-- Start Rows --

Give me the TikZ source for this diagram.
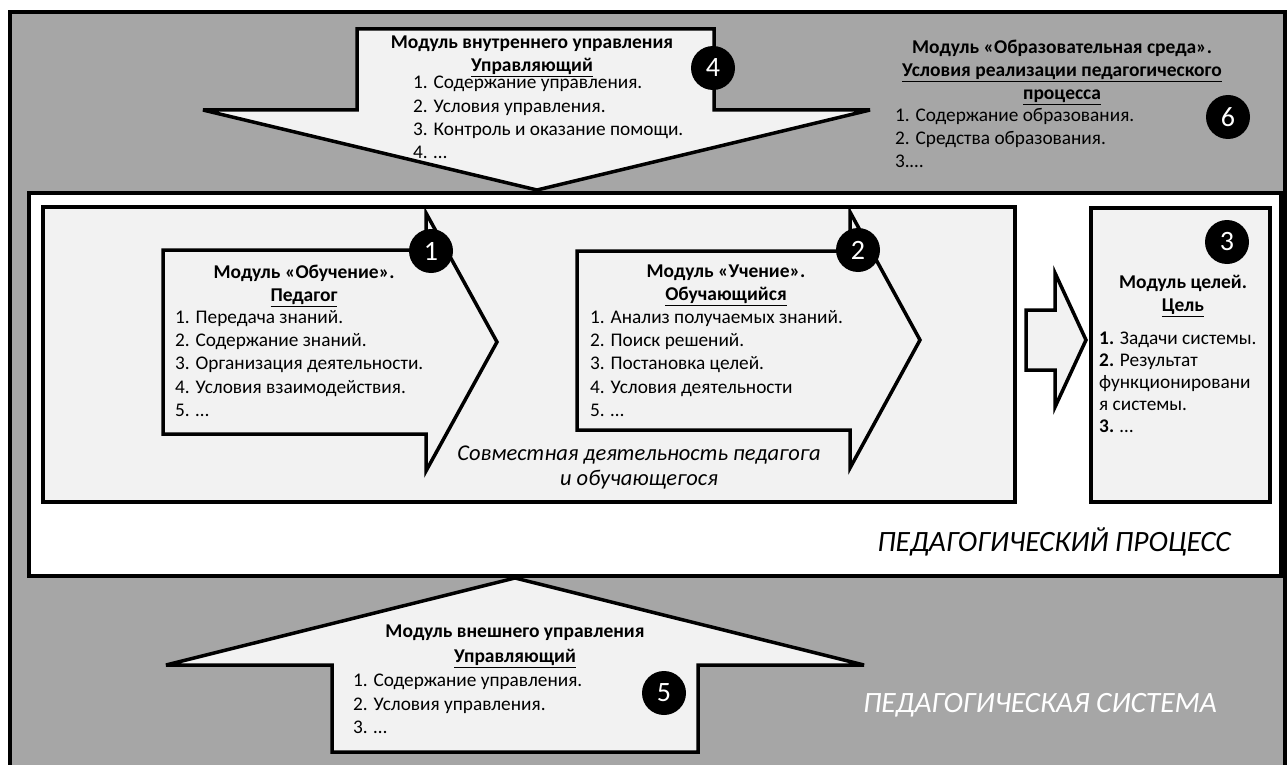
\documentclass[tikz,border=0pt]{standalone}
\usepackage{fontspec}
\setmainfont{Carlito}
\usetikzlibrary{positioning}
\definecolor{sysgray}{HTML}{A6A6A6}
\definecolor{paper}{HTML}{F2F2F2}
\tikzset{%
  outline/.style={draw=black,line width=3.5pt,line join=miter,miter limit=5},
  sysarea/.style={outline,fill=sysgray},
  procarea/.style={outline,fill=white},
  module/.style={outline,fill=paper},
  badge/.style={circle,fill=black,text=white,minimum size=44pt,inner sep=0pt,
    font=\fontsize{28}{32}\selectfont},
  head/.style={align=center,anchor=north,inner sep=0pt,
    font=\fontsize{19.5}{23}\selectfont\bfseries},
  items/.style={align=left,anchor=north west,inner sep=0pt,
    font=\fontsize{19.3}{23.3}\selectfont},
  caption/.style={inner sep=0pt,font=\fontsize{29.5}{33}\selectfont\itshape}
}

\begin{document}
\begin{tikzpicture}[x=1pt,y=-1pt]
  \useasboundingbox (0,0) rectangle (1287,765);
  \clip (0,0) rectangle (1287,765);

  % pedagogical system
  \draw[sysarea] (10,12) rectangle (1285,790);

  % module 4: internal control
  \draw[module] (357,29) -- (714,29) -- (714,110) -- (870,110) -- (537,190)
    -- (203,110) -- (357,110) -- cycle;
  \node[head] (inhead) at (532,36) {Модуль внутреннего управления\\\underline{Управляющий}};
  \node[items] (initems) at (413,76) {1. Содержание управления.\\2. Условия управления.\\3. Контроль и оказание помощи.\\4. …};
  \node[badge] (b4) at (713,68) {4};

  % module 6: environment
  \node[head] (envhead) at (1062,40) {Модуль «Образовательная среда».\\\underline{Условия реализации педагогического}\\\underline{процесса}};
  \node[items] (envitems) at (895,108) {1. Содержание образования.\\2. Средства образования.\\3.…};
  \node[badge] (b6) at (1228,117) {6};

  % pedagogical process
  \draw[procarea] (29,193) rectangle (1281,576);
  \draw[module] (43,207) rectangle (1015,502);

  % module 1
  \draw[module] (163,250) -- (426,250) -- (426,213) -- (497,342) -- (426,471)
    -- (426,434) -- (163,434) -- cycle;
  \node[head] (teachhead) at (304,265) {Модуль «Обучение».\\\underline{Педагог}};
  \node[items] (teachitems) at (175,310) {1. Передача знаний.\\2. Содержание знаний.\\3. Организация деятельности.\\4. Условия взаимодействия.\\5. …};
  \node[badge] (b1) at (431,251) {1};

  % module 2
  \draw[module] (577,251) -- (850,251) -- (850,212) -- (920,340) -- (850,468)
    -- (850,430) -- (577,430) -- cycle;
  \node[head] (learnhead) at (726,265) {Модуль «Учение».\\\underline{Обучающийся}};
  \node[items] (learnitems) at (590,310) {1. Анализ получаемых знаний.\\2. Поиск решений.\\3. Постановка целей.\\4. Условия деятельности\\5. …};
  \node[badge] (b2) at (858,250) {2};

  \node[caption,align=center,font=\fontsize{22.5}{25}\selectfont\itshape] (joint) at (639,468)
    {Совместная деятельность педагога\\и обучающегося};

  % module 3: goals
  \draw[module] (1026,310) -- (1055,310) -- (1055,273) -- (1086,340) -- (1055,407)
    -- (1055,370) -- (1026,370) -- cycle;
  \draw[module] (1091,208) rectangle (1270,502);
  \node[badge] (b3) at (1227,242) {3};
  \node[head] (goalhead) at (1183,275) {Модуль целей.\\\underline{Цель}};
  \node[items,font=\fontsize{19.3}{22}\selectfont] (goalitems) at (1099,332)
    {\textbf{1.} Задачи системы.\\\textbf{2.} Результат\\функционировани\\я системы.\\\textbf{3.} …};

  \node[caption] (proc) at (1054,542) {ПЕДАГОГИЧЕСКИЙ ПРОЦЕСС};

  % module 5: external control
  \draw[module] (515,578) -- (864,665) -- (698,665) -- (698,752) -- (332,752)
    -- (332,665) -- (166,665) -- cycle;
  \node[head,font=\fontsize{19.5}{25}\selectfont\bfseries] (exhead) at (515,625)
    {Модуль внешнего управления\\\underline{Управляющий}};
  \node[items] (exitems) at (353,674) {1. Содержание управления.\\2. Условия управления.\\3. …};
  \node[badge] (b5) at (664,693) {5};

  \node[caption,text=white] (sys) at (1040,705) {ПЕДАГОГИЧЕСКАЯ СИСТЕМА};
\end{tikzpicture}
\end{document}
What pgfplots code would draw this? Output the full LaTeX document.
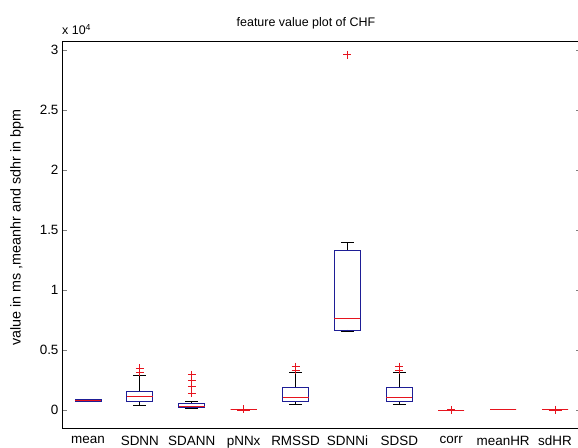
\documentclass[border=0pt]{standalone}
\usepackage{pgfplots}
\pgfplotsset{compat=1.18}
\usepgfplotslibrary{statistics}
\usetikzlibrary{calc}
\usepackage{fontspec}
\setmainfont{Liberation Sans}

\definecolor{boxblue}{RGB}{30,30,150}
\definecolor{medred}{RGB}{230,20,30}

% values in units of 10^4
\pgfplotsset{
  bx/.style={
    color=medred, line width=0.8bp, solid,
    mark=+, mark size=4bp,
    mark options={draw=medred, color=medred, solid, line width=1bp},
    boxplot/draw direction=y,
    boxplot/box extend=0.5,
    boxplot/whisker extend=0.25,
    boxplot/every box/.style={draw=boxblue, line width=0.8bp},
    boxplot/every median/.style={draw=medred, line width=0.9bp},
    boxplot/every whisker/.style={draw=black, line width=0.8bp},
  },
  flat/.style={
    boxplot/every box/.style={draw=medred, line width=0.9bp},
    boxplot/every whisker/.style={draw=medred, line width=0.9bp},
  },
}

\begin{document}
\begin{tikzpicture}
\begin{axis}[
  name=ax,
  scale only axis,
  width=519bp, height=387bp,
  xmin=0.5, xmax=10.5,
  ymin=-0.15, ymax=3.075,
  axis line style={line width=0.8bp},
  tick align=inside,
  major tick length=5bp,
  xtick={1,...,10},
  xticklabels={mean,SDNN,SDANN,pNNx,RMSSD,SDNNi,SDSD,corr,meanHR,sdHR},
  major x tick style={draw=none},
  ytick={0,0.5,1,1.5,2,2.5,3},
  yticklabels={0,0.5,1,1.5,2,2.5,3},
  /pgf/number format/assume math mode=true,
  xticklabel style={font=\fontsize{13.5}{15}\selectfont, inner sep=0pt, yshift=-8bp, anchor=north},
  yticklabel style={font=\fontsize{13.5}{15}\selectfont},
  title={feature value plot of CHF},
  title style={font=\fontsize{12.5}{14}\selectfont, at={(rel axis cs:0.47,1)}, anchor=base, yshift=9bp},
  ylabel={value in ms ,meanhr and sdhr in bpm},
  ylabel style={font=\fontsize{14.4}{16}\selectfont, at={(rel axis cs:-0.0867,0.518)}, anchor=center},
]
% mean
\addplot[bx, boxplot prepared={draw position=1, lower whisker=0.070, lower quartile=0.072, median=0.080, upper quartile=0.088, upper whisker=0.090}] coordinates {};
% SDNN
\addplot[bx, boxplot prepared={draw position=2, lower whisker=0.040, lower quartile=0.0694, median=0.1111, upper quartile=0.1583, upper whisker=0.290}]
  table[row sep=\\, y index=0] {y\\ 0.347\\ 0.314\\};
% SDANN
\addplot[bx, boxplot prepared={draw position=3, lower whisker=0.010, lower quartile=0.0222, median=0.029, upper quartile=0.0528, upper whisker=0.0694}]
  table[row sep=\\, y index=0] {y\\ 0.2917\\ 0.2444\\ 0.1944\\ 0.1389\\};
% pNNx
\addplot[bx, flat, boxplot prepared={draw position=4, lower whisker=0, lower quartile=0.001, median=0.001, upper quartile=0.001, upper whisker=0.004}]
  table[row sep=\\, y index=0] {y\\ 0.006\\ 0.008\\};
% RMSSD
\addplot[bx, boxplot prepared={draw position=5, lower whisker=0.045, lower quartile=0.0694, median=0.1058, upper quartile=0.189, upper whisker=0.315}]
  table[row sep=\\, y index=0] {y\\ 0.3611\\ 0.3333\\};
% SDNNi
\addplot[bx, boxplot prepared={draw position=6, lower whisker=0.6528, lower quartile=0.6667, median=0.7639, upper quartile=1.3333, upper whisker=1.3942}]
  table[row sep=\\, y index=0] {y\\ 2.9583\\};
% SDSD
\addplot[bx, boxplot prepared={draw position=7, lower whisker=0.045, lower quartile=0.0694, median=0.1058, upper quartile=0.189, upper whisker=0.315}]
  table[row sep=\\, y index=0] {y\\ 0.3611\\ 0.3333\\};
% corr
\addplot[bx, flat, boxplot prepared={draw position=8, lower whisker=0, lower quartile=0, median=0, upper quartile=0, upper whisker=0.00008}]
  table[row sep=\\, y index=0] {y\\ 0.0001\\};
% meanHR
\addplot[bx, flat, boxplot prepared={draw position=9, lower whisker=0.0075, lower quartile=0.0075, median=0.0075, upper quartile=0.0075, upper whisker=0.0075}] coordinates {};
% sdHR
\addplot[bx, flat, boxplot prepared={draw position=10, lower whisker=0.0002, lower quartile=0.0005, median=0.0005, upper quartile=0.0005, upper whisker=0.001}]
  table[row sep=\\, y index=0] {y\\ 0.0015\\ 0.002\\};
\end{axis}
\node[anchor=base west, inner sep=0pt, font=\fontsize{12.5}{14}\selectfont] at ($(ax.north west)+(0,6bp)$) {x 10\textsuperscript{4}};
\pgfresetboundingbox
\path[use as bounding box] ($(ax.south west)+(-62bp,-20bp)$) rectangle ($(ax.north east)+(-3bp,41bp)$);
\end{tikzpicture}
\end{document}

-- End Rows --

_Exercise prompt_
Your task is to reproduce the entries above word for word, from the first line through the line with "(10,12) rectangle (1285,790);", and please leave out any pictures.

_Output of the task_
Give me the TikZ source for this diagram.
\documentclass[tikz,border=0pt]{standalone}
\usepackage{fontspec}
\setmainfont{Carlito}
\usetikzlibrary{positioning}
\definecolor{sysgray}{HTML}{A6A6A6}
\definecolor{paper}{HTML}{F2F2F2}
\tikzset{%
  outline/.style={draw=black,line width=3.5pt,line join=miter,miter limit=5},
  sysarea/.style={outline,fill=sysgray},
  procarea/.style={outline,fill=white},
  module/.style={outline,fill=paper},
  badge/.style={circle,fill=black,text=white,minimum size=44pt,inner sep=0pt,
    font=\fontsize{28}{32}\selectfont},
  head/.style={align=center,anchor=north,inner sep=0pt,
    font=\fontsize{19.5}{23}\selectfont\bfseries},
  items/.style={align=left,anchor=north west,inner sep=0pt,
    font=\fontsize{19.3}{23.3}\selectfont},
  caption/.style={inner sep=0pt,font=\fontsize{29.5}{33}\selectfont\itshape}
}

\begin{document}
\begin{tikzpicture}[x=1pt,y=-1pt]
  \useasboundingbox (0,0) rectangle (1287,765);
  \clip (0,0) rectangle (1287,765);

  % pedagogical system
  \draw[sysarea] (10,12) rectangle (1285,790);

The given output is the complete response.